Anggota DPRA Tarmizi SP mengatakan, kepastian Pilkada Aceh pada 2022 mendatang tinggal menunggu keputusan politik pemerintah, dalam hal ini presiden, yang sampai saat ini tak kunjung diterbitkan. Menurut analisa Tarmizi, presiden akan merespon Pilkada 2022 dengan satu syarat yakni rakyat Aceh kompak.
“Jadi untuk menunjukkan kekompakan seluruh rakyat Aceh, jika perlu, mari bapak gubernur, seluruh anggota DPR dari Aceh, DPRA, DPRK, bupati/wali kota, hingga geuchik, kita mogok kerja,” kata Tarmizi dalam interupsinya pada sidang paripurna DPRA, Selasa (4/5/2021).
Bila perlu, kata Tarmizi, seluruh kantor ditutup, sebagai bentuk protes pada pemerintah pusat. “Kemudian baru kita tuntut. Pertama, semua butir-butir MoU Helsinki harus direaliasikan. Yang kedua UUPA direvisi sesuai dengan MoU Helsinki, kemudian Dana Otsus diabadikan, dan UUPA dihargai seperti UU lainnya,” katanya.
Momentum protes ini, kata dia, tidak semata soal pilkada. Tapi menyeluruh tentang kepentingan Aceh.
“Tentang kesejahteraan, ekonomi yang jauh lebih penting dari pilkada,” katanya.

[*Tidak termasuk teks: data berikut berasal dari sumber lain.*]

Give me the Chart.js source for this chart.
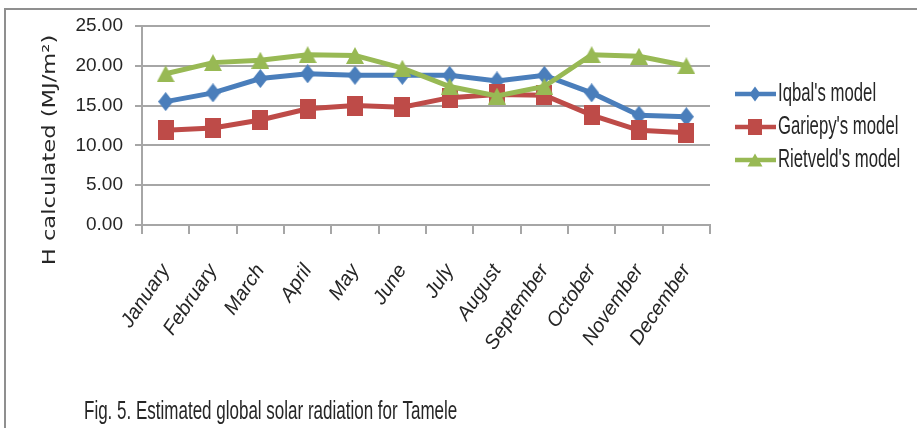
<!DOCTYPE html>
<html>
<head>
<meta charset="utf-8">
<script src="https://cdn.jsdelivr.net/npm/chart.js@4.4.1/dist/chart.umd.min.js"></script>
<style>
  html, body { margin: 0; padding: 0; background: #fff; }
  #wrap { width: 917px; height: 428px; }
</style>
</head>
<body>
<div id="wrap"><canvas id="c" width="917" height="428"></canvas></div>
<script>
// data
const months = ['January', 'February', 'March', 'April', 'May', 'June', 'July', 'August', 'September', 'October', 'November', 'December']
const iqbal = [15.5, 16.6, 18.4, 19.0, 18.8, 18.8, 18.8, 18.1, 18.8, 16.6, 13.8, 13.6]
const gariepy = [11.9, 12.2, 13.2, 14.6, 15.0, 14.8, 16.0, 16.4, 16.3, 13.8, 11.9, 11.6]
const rietveld = [19.0, 20.4, 20.7, 21.4, 21.3, 19.7, 17.4, 16.2, 17.4, 21.4, 21.2, 20.0]
const yTicks = [0, 5, 10, 15, 20, 25]

const FONT = '"Liberation Sans", Arial, sans-serif'
const GRID = '#a6a6a6'
const TEXT = '#262626'

// excel-ish markers, a little taller than wide like in the figure
function shapePath(ctx, style, x, y, w, h) {
  ctx.beginPath()
  if (style === 'diamond') {
    ctx.moveTo(x, y - h / 2); ctx.lineTo(x + w / 2, y); ctx.lineTo(x, y + h / 2); ctx.lineTo(x - w / 2, y)
  } else if (style === 'square') {
    ctx.rect(x - w / 2, y - h / 2, w, h)
  } else {
    ctx.moveTo(x, y - h / 2); ctx.lineTo(x + w / 2, y + h / 2); ctx.lineTo(x - w / 2, y + h / 2)
  }
  ctx.closePath()
}

function markerCanvas(style, color, w, h) {
  const cv = document.createElement('canvas')
  cv.width = w
  cv.height = h
  const g = cv.getContext('2d')
  g.fillStyle = color
  shapePath(g, style, w / 2, h / 2, w, h)
  g.fill()
  return cv
}

const frameAndText = {
  id: 'frameAndText',
  afterDraw(chart) {
    const ctx = chart.ctx
    ctx.save()
    // outer frame (left + top)
    ctx.strokeStyle = '#8f8f8f'
    ctx.lineWidth = 2
    ctx.beginPath()
    ctx.moveTo(5, 428)
    ctx.lineTo(5, 9)
    ctx.lineTo(917, 9)
    ctx.stroke()

    // y axis title
    ctx.translate(51, 150)
    ctx.rotate(-Math.PI / 2)
    ctx.scale(1.33, 1)
    ctx.fillStyle = TEXT
    ctx.font = '17px "DejaVu Sans", sans-serif'
    ctx.textAlign = 'center'
    ctx.textBaseline = 'middle'
    ctx.fillText('H calculated (MJ/m\u00B2)', 0, 0)
    ctx.restore()

    // caption
    ctx.save()
    ctx.fillStyle = TEXT
    ctx.font = '17px ' + FONT
    ctx.translate(84, 419)
    ctx.scale(1, 1.55)
    ctx.textBaseline = 'alphabetic'
    ctx.fillText('Fig. 5. Estimated global solar radiation for Tamele', 0, 0)
    ctx.restore()

    // legend: line with marker, then label
    const ys = [94, 127, 160]
    chart.data.datasets.forEach((ds, i) => {
      const y = ys[i]
      ctx.save()
      ctx.strokeStyle = ds.borderColor
      ctx.lineWidth = 4.5
      ctx.beginPath()
      ctx.moveTo(735, y)
      ctx.lineTo(776, y)
      ctx.stroke()
      ctx.fillStyle = ds.borderColor
      const m = legendMarks[i]
      shapePath(ctx, m[0], 755, y, m[1], m[2])
      ctx.fill()
      ctx.fillStyle = TEXT
      ctx.font = '18px ' + FONT
      ctx.translate(778, y)
      ctx.scale(0.93, 1.45)
      ctx.textBaseline = 'middle'
      ctx.fillText(ds.label, 0, 0)
      ctx.restore()
    })
  }
}

const legendMarks = [['diamond', 11, 15], ['square', 14, 16], ['triangle', 15, 13]]

const mk = (label, data, color, marker, order) => ({
  label: label,
  data: data,
  borderColor: color,
  backgroundColor: color,
  borderWidth: 5,
  pointStyle: marker,
  pointRadius: 10,
  pointHoverRadius: 10,
  pointBorderWidth: 0,
  tension: 0,
  order: order
})

new Chart(document.getElementById('c'), {
  type: 'line',
  data: {
    labels: months,
    datasets: [
      mk("Iqbal's model", iqbal, '#4a7ebb', markerCanvas('diamond', '#4a7ebb', 15, 19), 3),
      mk("Gariepy's model", gariepy, '#be4b48', markerCanvas('square', '#be4b48', 16, 20), 2),
      mk("Rietveld's model", rietveld, '#98b954', markerCanvas('triangle', '#98b954', 18, 17), 1)
    ]
  },
  options: {
    responsive: false,
    animation: false,
    events: [],
    layout: { padding: { left: 0, right: 207, top: 26, bottom: 0 } },
    plugins: { legend: { display: false }, tooltip: { enabled: false } },
    scales: {
      x: {
        offset: true,
        grid: { offset: true, drawOnChartArea: false, color: GRID, lineWidth: 2, tickLength: 9 },
        border: { color: GRID, width: 2 },
        ticks: {
          minRotation: 56, maxRotation: 56, padding: 26,
          color: TEXT,
          font: { family: FONT, size: 20, style: 'italic' }
        },
        afterFit: (s) => { s.height = 203 }
      },
      y: {
        min: 0, max: 25,
        afterBuildTicks: (s) => { s.ticks = yTicks.map(v => ({ value: v })) },
        grid: { color: GRID, lineWidth: 2, tickLength: 7 },
        border: { color: GRID, width: 2 },
        ticks: {
          padding: 12,
          color: TEXT,
          font: { family: FONT, size: 19 },
          callback: (v) => Number(v).toFixed(2)
        },
        afterFit: (s) => { s.width = 142 }
      }
    }
  },
  plugins: [frameAndText]
})
</script>
</body>
</html>
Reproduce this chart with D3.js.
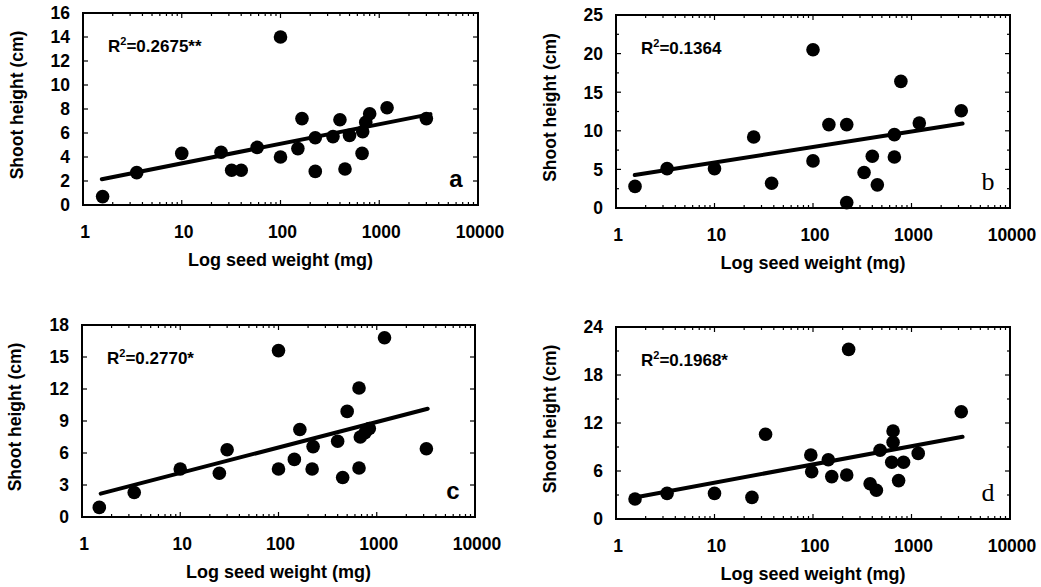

Dia mengatakan, perjuangan agar pilkada dilangsungkan sesuai UUPA merupakan tugas bersama stakeholder di Aceh, bukan semata tanggungjawab DPRA.
Menurut dia, keputusan Pilkada Aceh yang diseragamkan dengan program nasional yakni pada 2024, seperti halnya yang disampaikan Dirjen Otda Kementerian Dalam Negeri melalui sepucuk surat kepada gubernur Aceh baru-baru ini, merupakan strategi pusat untuk melihat reaksi Aceh.
“Ini harus kita respon, kita tolak. Karena sengaja ditandatangani oleh dirjen, untuk melihat reaksi rakyat Aceh. Apabila ada reaksi, baru dianulir oleh menteri, maka kita perlu memberi reaksi dengan menolak surat itu,” kata politisi Partai Aceh ini.